The Bern University professor chaired the five-year National Research Programme “Children, Adolescents and Generational Relations in a Changing Society”, the first study of its kind in Switzerland. Some of its results – it only concluded a few months ago – are on show at the exhibition.

“Normal model”

“The data shows that in the past two decades there is something like a ‘normal model’ of the family, which is a married couple with their children,” Perrig-Chiello told swissinfo. “Four-fifths of all children under 18 in Switzerland live in such a family.”

There is also no evidence of an “intergenerational war” between the older and younger generations, she said.

The study highlighted some problems, such as paradox childrearing – when parents have high demands of their children but don’t give them enough support – which can lead to physical and mental problems among young people. This affects one in seven children, said Perrig-Chiello.

Educational opportunities and social mobility were also found to still be strongly dependent on social and economic background – a surprising result for rich Switzerland, she added.

Only one in ten children of low-income families make it into the top secondary schools, compared with 60 per cent of middle and upper income children, it was found.

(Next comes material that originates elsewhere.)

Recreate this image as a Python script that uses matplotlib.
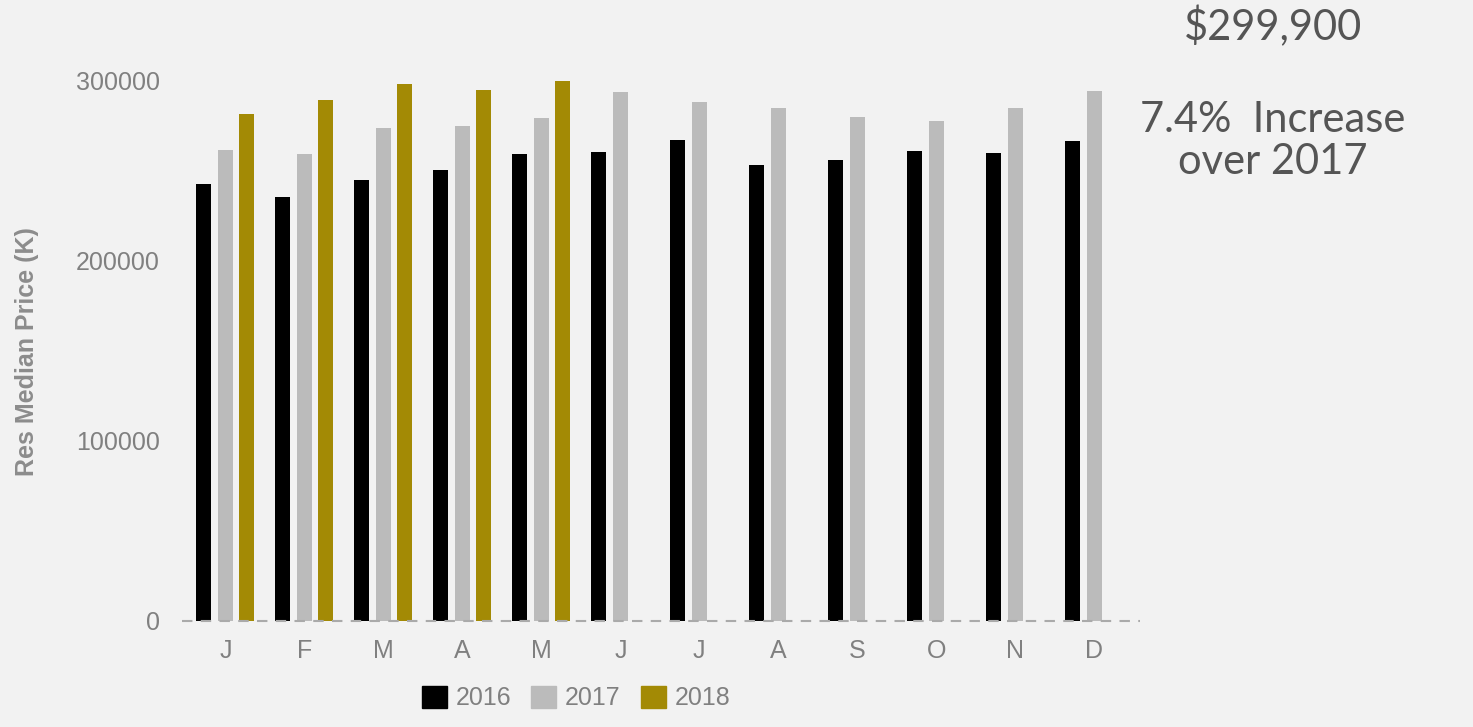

Overall, the demands on families have steadily increased, said the psychologist. It is taken for granted that family units are financially, morally and socially responsible for their members.

“At the same time we don’t have great efforts on the level of infrastructure to help families do this job,” said Perrig-Chiello, pointing to the estimated 50,000 shortfall in crèche places.

The professor nevertheless believes that the outlook for families is good, bound as they are by love, sharing and the need to belong.

Spillmann agrees. “Families are an anthropological constant and will exist as long as human beings exist.”

swissinfo, Isobel Leybold-Johnson in Zurich

Families – the constant is change runs at the National Museum in Zurich until September 14.

It is organised jointly with the National Research Programme 52 on Childhood, Youth and Intergenerational Relations in a Changing Society, which lasted from 2003-08.

It covers the development of the family in Switzerland from the perspective of social and cultural history since 1750.

Opening hours: Tuesday-Sunday 10am-5pm, Thursday to 7pm. Monday closed, open on holidays. Events are also organised around the exhibition.